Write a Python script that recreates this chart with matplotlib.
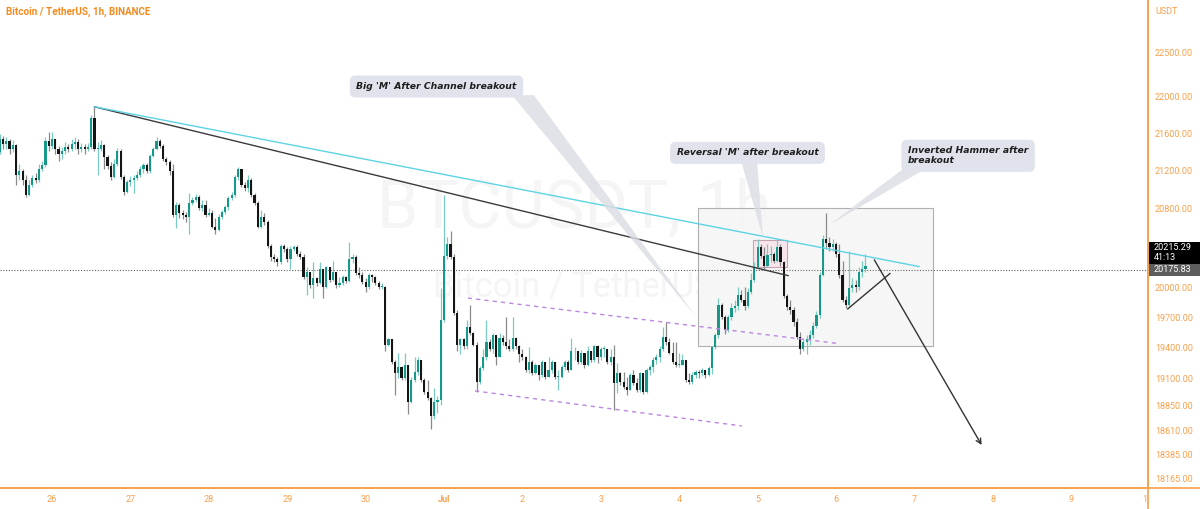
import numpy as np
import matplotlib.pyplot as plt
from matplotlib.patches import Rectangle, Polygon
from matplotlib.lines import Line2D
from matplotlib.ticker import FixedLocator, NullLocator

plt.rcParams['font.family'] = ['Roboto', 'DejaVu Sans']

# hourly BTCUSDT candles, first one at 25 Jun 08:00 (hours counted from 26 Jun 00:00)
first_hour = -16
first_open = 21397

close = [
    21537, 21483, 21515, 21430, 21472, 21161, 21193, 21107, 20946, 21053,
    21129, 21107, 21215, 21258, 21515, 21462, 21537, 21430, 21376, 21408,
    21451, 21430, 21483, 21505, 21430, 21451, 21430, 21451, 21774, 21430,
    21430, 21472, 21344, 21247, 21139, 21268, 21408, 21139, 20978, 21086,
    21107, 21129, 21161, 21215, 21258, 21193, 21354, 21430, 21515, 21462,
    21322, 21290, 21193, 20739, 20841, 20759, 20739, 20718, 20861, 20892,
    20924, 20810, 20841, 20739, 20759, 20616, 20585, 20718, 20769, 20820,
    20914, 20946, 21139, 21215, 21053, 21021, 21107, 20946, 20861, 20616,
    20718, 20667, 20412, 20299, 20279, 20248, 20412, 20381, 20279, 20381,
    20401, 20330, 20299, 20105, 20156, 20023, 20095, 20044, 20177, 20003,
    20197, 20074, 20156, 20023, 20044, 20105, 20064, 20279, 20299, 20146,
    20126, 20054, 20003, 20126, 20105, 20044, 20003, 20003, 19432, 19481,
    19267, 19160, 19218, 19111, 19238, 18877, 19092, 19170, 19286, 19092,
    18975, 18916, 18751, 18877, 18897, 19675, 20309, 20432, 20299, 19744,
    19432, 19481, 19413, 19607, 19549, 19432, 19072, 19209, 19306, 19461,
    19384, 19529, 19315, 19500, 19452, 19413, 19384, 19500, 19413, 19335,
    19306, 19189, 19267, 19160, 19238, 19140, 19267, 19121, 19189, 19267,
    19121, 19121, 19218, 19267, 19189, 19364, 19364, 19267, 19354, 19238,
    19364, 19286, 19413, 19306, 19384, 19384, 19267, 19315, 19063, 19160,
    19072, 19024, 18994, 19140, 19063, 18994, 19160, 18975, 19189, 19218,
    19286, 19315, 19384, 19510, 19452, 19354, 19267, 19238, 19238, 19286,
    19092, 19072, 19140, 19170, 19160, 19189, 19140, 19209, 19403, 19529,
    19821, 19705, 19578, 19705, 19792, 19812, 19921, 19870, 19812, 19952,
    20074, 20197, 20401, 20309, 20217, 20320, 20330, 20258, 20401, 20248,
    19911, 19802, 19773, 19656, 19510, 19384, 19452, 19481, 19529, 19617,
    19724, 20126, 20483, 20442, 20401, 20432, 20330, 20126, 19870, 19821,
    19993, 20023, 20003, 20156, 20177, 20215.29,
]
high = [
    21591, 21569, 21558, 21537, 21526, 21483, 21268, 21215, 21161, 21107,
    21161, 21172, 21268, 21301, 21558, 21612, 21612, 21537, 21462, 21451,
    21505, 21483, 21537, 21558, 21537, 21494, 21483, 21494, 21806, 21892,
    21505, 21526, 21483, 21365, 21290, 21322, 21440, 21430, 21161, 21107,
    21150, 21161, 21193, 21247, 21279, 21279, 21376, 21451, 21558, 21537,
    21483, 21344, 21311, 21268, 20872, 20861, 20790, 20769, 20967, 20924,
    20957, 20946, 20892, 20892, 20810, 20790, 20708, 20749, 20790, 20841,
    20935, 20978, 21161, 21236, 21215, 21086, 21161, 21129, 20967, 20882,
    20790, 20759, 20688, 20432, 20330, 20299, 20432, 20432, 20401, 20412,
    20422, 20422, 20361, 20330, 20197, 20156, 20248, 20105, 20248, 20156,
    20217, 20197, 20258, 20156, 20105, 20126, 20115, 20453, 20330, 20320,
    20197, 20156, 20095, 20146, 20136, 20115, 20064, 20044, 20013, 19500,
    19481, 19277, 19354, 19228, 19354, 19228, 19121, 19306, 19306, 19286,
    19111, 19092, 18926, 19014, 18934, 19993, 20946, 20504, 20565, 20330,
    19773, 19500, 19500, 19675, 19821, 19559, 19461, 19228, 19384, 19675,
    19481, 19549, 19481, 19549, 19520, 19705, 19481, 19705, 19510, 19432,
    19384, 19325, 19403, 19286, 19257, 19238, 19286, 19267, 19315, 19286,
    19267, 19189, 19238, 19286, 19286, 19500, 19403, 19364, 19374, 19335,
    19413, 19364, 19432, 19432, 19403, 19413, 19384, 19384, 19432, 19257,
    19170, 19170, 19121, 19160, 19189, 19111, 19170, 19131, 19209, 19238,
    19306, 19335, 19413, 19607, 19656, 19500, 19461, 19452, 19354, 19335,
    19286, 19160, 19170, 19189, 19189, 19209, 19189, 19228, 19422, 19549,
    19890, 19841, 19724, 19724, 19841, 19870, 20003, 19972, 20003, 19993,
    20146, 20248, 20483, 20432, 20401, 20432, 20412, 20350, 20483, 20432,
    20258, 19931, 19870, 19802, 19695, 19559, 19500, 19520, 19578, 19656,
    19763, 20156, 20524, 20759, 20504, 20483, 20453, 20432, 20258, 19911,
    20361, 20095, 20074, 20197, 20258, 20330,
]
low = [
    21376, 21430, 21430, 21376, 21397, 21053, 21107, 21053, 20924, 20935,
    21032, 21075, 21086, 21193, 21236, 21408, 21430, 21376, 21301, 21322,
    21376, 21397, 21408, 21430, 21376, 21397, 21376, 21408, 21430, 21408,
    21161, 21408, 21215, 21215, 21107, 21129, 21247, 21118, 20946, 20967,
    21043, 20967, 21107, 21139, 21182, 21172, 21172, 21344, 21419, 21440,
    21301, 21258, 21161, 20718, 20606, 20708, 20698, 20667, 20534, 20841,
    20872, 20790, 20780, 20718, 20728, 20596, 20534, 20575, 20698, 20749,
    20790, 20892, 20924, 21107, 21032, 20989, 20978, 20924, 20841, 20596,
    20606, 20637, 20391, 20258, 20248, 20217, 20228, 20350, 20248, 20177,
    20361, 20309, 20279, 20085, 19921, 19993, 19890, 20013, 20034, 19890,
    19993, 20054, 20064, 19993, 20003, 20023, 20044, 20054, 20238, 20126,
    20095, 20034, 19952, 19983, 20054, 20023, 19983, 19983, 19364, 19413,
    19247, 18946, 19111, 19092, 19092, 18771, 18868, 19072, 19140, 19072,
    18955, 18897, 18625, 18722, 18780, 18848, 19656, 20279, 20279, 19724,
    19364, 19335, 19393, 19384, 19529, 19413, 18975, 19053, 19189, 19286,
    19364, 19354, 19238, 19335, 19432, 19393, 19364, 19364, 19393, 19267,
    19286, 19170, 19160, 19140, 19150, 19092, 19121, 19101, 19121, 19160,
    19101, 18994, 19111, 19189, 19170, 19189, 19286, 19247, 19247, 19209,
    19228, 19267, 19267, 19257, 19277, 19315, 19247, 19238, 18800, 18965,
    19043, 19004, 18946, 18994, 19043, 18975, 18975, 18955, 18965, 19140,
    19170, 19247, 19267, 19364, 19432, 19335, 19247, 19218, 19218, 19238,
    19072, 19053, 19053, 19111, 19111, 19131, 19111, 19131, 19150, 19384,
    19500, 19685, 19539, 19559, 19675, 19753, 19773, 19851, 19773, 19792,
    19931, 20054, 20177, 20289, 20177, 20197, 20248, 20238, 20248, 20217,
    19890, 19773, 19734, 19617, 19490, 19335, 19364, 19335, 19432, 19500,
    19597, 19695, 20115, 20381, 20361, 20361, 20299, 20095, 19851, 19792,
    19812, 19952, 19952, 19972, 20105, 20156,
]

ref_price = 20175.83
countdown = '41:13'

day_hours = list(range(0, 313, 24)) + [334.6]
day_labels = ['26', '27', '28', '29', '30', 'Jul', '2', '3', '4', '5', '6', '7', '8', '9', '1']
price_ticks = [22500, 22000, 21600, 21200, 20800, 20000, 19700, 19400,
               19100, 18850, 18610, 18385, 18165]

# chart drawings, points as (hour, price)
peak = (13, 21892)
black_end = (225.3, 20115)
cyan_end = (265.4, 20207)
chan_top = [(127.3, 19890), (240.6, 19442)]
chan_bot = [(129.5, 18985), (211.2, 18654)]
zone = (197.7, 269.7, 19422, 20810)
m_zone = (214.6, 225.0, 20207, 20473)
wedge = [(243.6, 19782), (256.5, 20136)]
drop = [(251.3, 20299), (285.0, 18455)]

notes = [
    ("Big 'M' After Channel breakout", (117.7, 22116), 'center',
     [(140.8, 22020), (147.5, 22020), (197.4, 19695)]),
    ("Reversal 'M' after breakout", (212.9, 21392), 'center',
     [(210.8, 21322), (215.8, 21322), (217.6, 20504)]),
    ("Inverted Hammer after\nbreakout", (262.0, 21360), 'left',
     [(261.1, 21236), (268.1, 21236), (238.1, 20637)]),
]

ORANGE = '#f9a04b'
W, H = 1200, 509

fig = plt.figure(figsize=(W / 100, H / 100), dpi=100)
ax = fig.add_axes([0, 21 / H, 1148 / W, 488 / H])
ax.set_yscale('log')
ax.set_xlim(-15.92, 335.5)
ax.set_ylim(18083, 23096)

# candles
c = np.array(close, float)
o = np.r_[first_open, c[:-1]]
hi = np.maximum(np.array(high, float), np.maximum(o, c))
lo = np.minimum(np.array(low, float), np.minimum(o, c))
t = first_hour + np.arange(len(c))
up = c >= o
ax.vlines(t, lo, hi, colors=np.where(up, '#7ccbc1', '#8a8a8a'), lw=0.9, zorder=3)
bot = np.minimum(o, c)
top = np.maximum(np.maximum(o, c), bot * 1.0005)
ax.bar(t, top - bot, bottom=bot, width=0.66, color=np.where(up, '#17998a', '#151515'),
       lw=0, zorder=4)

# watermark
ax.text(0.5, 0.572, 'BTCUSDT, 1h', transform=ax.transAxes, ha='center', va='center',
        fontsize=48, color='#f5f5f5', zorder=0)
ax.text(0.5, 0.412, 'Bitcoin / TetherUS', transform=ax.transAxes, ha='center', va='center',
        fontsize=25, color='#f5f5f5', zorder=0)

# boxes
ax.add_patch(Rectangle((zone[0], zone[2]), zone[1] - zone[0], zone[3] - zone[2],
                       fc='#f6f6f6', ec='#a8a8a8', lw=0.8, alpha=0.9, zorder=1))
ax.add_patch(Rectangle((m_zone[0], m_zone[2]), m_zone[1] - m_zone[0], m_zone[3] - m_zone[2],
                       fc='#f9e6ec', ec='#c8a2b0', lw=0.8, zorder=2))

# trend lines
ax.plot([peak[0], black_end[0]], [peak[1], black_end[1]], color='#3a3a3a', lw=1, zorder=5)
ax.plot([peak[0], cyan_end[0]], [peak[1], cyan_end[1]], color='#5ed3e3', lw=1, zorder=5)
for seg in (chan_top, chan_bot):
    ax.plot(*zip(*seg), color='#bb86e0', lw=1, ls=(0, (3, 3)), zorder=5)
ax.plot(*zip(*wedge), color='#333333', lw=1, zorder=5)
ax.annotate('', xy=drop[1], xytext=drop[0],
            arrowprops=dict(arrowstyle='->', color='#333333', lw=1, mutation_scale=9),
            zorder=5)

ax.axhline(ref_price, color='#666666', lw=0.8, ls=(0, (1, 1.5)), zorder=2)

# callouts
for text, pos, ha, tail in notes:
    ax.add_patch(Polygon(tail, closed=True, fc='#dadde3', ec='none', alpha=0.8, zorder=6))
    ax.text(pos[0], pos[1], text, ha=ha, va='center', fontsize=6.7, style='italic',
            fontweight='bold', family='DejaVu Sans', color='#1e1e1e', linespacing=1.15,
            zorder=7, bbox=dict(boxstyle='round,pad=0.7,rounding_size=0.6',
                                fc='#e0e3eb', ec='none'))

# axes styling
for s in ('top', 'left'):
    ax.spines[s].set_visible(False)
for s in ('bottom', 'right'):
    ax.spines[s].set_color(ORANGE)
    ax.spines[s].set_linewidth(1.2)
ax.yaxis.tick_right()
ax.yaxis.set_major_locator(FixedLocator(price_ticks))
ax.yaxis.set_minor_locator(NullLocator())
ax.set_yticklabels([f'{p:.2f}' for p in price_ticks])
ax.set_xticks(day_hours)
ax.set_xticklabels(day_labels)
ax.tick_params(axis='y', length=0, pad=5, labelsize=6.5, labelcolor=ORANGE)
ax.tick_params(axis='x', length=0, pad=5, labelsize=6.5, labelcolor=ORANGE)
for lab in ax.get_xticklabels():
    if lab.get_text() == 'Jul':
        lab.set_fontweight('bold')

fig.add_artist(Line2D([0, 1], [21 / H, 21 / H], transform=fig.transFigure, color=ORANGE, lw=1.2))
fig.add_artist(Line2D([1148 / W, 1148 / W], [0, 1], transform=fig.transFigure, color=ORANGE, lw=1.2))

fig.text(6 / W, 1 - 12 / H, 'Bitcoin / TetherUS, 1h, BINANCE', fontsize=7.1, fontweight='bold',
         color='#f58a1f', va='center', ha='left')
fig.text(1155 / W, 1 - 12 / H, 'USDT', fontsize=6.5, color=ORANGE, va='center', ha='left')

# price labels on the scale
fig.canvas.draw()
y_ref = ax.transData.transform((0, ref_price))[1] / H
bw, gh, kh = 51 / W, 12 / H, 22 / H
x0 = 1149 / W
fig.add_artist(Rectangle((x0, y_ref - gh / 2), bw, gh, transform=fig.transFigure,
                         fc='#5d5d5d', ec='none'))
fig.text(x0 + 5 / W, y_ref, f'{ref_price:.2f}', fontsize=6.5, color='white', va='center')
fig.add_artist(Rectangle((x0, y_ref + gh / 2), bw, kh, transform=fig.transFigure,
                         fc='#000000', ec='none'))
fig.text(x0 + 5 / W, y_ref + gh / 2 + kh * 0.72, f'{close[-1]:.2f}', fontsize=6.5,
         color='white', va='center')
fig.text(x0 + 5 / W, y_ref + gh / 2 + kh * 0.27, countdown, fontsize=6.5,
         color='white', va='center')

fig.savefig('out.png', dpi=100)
┄┄┄┄┄┄┄┄┄┄┄┄┄┄┄┄┄┄┄┄
:: Problem requirements ::
Take the lines from the start of the material to the line with "first_open = 21397", both included, and transcribe them exactly without the pictures.

:: Output ::
Write a Python script that recreates this chart with matplotlib.
import numpy as np
import matplotlib.pyplot as plt
from matplotlib.patches import Rectangle, Polygon
from matplotlib.lines import Line2D
from matplotlib.ticker import FixedLocator, NullLocator

plt.rcParams['font.family'] = ['Roboto', 'DejaVu Sans']

# hourly BTCUSDT candles, first one at 25 Jun 08:00 (hours counted from 26 Jun 00:00)
first_hour = -16
first_open = 21397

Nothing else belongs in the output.